Machine Learning: PA #0

Goals

The purpose of this programming assignment is to help you get refreshed or up-to-speed with the Python programming language and Jupyter notebooks. This PA will also give you an opportunity to experiment with some simple algorithms for statistics-based natural language processing.

Part 1: Tutorial

Get started by completing one or both of the following online tutorials:

Feel free to skim the tutorials above if you are already comfortable programming in Python. If you are new to Python, I strongly encourage you to work through each step of the tutorials carefully. It will probably take a couple of hours, but the time spent will pay dividends throughout the semester.

Part 2: nbgrader

This class will make extensive use of Jupyter Notebooks for lab activities. The goal for this part of the assignment is to gain experience working with Jupyter notebooks while practicing Python basics. Do not use AI code generation tools for this portion of the assignment.

Create a folder to contain your lab activities for this semester, and download the following file into that folder: IntroPython.ipynb

Then open that notebook using either Jupyter Notebook or Juypter Lab, either of which can be launched from the terminal, or from the Anaconda Navigator

If all goes well, this should bring up a browser window that will allow you to select the notebook and enter your solutions.

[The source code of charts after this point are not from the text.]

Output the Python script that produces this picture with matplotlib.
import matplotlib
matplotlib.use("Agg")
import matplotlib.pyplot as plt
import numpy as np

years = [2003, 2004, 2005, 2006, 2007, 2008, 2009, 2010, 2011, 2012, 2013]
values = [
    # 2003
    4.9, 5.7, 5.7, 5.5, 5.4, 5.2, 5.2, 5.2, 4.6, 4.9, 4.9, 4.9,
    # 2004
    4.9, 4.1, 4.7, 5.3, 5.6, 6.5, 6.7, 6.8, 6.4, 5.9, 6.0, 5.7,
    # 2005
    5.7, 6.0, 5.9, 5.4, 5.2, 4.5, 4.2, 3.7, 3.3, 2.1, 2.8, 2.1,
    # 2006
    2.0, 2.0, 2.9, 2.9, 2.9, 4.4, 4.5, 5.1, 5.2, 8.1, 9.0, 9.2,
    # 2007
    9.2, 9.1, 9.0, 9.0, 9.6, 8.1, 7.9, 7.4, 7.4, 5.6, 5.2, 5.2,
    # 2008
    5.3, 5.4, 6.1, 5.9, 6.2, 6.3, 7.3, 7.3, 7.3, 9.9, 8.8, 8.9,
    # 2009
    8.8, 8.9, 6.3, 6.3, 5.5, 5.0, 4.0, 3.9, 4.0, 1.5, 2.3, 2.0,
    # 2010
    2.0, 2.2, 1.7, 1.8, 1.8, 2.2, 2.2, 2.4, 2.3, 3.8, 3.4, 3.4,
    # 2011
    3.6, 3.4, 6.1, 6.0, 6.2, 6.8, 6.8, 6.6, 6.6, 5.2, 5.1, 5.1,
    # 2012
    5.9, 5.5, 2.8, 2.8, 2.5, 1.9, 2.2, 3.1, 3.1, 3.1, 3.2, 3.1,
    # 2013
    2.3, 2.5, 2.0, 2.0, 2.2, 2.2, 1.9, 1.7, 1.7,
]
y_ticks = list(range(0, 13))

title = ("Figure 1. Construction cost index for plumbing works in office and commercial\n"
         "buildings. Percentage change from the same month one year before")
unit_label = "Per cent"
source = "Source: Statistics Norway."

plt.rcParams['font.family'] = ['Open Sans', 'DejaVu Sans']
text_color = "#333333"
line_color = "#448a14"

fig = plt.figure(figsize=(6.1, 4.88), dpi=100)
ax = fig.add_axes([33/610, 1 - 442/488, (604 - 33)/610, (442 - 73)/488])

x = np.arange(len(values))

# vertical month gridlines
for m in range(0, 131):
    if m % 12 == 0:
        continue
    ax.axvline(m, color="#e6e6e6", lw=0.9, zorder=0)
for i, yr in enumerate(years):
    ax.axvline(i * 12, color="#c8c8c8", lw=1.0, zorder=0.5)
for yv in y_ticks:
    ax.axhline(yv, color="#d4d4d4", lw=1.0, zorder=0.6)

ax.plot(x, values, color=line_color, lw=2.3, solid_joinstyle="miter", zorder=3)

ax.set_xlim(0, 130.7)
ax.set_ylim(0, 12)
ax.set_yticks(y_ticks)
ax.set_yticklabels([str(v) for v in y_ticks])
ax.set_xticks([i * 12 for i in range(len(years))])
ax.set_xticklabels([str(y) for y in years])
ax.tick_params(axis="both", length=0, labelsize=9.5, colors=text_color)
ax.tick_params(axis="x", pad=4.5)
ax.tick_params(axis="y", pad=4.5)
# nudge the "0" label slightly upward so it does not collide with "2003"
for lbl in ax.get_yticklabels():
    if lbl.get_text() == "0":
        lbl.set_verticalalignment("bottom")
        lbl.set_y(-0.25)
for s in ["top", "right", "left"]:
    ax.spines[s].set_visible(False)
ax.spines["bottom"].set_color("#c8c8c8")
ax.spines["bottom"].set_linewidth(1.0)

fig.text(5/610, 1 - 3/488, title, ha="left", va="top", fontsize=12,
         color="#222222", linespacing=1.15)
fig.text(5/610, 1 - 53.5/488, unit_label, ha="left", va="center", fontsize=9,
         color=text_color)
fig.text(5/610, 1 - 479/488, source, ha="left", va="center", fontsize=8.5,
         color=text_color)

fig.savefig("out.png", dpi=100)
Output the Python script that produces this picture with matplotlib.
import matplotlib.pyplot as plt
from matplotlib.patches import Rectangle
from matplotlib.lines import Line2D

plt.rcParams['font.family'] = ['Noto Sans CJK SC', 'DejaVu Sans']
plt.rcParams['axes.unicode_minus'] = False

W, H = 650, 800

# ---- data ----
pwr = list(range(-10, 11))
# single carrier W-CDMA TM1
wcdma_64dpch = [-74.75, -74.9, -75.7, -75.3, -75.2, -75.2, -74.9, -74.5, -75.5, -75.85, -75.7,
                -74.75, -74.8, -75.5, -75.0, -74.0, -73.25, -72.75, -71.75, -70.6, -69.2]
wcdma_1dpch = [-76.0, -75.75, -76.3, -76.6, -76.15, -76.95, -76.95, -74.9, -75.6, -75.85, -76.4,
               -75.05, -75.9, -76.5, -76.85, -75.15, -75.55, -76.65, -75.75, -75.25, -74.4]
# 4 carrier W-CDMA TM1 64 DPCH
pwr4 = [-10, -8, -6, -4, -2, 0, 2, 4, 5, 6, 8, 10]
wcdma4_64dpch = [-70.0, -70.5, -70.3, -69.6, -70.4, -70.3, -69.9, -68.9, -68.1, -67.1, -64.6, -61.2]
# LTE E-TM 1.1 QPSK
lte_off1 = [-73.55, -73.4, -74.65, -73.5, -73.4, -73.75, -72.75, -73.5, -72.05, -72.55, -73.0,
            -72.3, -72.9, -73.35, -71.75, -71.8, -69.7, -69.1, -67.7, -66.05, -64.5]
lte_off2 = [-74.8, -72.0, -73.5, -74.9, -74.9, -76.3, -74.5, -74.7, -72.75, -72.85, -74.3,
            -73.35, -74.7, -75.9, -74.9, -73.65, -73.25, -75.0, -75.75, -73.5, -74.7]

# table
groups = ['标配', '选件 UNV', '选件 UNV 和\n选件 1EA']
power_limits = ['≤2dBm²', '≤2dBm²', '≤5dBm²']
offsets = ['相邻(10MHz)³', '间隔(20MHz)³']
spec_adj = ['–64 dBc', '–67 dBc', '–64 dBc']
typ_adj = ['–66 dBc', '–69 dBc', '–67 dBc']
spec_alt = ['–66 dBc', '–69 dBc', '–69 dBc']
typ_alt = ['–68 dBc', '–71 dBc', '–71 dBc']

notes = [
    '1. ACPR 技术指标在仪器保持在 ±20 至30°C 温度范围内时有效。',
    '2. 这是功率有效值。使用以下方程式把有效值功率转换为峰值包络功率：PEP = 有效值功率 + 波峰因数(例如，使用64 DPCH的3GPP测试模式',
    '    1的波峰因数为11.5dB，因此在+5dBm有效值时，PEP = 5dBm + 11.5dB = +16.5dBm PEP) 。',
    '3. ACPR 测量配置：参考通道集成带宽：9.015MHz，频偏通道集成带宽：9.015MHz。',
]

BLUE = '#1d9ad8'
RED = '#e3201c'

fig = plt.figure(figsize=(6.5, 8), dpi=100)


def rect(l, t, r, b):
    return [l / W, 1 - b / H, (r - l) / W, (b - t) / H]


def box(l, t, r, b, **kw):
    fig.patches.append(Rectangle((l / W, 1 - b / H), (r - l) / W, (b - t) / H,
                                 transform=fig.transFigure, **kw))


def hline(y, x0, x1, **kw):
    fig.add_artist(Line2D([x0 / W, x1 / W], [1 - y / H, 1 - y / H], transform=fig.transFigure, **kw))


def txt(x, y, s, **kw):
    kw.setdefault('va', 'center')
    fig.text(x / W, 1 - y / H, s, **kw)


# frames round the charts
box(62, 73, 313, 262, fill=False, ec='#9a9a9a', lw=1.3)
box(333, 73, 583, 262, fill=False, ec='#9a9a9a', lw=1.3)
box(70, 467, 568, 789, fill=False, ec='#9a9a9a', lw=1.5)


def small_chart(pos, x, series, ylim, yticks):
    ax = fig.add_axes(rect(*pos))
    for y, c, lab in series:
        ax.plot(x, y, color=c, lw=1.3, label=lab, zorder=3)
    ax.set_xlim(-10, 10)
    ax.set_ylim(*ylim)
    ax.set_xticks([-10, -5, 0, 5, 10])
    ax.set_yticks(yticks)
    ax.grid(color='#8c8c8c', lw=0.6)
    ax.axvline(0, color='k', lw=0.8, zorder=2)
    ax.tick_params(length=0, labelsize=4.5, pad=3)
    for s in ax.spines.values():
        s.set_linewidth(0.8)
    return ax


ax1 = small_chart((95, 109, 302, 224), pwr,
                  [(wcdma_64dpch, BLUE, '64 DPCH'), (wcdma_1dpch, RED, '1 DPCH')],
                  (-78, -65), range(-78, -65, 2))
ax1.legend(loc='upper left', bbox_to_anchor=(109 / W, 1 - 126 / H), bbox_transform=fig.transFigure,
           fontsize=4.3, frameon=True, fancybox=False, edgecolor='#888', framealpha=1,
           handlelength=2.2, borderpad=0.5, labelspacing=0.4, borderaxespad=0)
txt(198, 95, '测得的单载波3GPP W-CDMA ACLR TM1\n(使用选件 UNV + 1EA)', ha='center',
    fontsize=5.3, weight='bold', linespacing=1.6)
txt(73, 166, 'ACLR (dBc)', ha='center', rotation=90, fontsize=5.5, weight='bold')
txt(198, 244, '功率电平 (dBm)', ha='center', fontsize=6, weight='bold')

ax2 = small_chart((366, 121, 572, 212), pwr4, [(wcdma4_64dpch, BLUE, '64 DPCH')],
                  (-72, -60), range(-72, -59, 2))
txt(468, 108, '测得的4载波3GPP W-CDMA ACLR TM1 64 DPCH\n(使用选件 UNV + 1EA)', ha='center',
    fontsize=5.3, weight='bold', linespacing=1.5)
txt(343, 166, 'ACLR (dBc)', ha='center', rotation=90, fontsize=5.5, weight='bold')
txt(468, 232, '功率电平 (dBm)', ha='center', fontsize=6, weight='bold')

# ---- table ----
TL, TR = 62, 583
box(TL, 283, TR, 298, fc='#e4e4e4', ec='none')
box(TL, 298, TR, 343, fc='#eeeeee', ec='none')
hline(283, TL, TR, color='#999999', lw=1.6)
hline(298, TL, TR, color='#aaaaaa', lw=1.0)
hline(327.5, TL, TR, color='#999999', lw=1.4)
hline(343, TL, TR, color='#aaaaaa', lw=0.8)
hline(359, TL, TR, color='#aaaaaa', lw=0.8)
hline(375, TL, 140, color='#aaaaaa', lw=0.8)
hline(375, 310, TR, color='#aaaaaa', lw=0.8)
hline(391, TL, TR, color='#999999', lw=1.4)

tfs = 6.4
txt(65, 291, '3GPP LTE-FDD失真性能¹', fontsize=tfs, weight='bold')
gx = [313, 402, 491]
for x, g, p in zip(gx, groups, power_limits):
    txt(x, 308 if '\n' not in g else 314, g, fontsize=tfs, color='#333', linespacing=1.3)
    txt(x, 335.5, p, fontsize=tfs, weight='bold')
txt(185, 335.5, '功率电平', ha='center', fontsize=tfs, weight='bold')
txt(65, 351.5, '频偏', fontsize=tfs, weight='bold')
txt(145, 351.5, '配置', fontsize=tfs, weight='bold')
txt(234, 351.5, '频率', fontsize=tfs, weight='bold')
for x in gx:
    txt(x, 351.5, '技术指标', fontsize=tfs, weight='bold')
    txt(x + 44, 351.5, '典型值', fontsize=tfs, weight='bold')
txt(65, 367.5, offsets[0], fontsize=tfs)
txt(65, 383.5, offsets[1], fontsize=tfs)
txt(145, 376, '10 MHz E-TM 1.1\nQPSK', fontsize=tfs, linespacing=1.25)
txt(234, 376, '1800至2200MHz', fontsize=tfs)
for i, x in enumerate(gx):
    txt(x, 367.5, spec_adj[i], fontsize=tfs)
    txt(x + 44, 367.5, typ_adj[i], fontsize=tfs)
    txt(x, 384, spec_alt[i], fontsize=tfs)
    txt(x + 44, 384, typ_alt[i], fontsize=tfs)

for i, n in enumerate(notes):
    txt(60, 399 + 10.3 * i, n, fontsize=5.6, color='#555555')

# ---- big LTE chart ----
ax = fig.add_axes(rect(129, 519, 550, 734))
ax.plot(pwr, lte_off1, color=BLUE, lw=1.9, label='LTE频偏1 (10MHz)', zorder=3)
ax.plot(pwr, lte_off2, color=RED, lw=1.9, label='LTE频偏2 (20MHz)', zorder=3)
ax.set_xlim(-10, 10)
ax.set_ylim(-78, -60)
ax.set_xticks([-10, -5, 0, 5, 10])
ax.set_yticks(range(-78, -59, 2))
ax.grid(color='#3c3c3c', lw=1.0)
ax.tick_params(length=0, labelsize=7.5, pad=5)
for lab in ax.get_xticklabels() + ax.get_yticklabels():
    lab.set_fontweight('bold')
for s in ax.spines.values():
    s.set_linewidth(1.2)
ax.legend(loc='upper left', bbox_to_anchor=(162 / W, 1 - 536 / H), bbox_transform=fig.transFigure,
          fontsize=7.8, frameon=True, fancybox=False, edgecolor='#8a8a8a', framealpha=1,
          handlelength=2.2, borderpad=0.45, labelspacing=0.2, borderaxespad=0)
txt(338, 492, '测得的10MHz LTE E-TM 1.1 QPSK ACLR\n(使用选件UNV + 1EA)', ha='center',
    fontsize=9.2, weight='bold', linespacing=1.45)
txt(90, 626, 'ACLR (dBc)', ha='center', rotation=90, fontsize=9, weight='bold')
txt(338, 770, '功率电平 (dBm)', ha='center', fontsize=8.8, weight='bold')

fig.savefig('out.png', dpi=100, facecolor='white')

Submit your completed notebook through Gradescope.

Part 3: Python Classes

For this part of the assignment you must translate the following Java class into Python:

Card.java

All of the basic functionality should be the same, but your Python version should use appropriate “Pythonic” style. Your class should be stored in a file named card.py. Your completed class should pass all of the unit tests in test_card.py.

For the purposes of this exercise, you do not need to provide any comments or documentation in your class. Do not use AI code generation tools for this portion of the assignment.

Properties

In Java it is standard to use private instance variables that are accessed through getter and setter methods. In Python, it is more common to access instance variables directly. (There is no language support for private members. The convention is to prefix members with an underscore if we want them to be considered private.)

For example, you typically won’t see code that looks like this:

alice = Person("Alice")
her_name = alice.get_name()  # get_name is not Pythonic!!

Instead, you’ll see something like this:

alice = Person("Alice")
her_name = alice.name
alice.name = "Alicia" # Name change! Maybe this should not be possible?

Of course, there are cases (like our Card class) where we want to protect instance variables from being modified by outside code. The standard way of handling this in Python is through properties. Python properties make it look like we are accessing instance variables directly, when in reality appropriate methods are being called. You can read more about properties in the following tutorial:

https://www.tutorialsteacher.com/python/property-decorator

Comparisons and “toString”

In Java, it is standard practice to override the equals and toString methods when defining a new class. The same principle applies in Python, but we need to override a different set of methods.

Here is some documentation about enabling comparisons:

https://docs.python.org/3/reference/datamodel.html#object.__lt__

https://docs.python.org/3/library/functools.html#functools.total_ordering

This is the method that needs to be overridden to provide a string representation:

https://docs.python.org/3/reference/datamodel.html#object.__str__

Part 4: Bigrams and Trigrams

Natural language processing (NLP) is an area of machine learning that involves understanding and generating human language. The goal for this PA is to take a tiny step into NLP by using n-grams for the purpose of generating random text in the style of particular authors or documents. Take a minute to read over the Wikipedia pages on n-grams and bigrams:

Your objective for this part of the PA is to complete the unfinished functions in text_gen.py so that they correspond to the provided docstrings. You can use the unit tests in test_text_gen.py to help test your code. You will probably want to add helper functions as needed. You may use AI tools for this portion of the assignment.

Text generation based on unigrams just generates random words with a probability that is proportional to their frequency in the training text. Once you’ve finished random_unigram_text you should be able to generate text sequences like the following from the frequencies obtained from huck.txt*.

tell shot up finn man if unloads on wonderful go know swear s myself no to good in and no home times a pick inside janeero s warn misunderstood sometimes sweat wouldn sakes and i away didn i as next furnish two the it put his dick take scared nor i on said we a was i blankets up poor bull him and asked what mary old and you that night en and comfortable all from and re it running we a lonesome but bible he up hitched a t a i telling says yarter hot call can if then

Text generated using bigrams and trigrams should look significantly more English-like.

Submission and Rubric

You should submit the completed versions of and IntroPython.ipynb, card.py and text_gen.py through Canvas by the deadline.

This project will be graded on the following scale:

IntroPython.ipynb 20%
card.py 20%
text_gen.py 50%
Code in card.py and text_gen.py more or less conforms to PEP8 10%

Keep in mind that testing does not prove the correctness of code. It is possible to write incorrect code that passes the provided unit tests. As always, it is your responsibility to ensure that your code functions correctly.


* This is the complete text of the Adventures of Huckleberry Finn by Mark Twain. Obtained from Project Gutenburg.